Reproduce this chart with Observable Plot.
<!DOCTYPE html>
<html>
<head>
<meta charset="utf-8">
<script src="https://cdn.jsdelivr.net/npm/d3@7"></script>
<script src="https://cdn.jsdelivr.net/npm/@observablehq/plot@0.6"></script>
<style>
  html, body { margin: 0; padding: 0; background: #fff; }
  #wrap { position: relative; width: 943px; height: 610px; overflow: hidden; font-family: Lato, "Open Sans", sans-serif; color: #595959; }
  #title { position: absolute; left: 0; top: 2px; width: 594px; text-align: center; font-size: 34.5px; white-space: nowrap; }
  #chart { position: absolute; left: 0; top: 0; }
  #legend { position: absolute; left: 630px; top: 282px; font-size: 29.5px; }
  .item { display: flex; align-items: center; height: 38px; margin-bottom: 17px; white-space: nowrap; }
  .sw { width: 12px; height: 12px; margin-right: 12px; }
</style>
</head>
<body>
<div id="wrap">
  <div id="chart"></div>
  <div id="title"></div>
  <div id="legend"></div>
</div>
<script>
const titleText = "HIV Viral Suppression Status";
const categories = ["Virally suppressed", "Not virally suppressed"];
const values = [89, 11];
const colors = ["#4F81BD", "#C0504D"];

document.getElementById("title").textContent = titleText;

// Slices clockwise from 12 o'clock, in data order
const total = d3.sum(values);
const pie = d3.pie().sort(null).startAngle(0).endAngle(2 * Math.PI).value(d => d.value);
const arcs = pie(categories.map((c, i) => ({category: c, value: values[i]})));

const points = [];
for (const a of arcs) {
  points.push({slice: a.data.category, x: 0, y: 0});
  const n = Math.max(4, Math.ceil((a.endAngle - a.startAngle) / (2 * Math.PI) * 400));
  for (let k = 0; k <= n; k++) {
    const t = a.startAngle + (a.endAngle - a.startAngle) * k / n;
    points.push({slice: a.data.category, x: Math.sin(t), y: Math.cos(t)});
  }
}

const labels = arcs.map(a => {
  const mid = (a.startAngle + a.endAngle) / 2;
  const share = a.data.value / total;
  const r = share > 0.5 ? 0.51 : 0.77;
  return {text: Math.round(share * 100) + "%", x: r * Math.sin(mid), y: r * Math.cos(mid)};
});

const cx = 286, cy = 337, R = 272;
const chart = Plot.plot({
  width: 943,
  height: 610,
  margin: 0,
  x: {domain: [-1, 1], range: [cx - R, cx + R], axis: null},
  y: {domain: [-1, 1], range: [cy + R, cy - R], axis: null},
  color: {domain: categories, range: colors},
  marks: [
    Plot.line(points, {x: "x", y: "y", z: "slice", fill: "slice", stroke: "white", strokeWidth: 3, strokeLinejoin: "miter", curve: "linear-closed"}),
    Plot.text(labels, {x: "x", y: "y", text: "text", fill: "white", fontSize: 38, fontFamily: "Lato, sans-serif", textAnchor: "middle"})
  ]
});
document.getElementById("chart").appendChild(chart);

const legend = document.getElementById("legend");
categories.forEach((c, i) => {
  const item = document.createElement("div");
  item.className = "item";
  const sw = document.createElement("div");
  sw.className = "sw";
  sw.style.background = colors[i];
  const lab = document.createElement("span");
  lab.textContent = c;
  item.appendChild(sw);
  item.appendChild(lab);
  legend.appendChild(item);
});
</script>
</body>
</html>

Stated problem |
Lines containing the word "chart" must all be returned from the material above.

Result of the exercise |
Reproduce this chart with Observable Plot.
  #chart { position: absolute; left: 0; top: 0; }
  <div id="chart"></div>
const chart = Plot.plot({
document.getElementById("chart").appendChild(chart);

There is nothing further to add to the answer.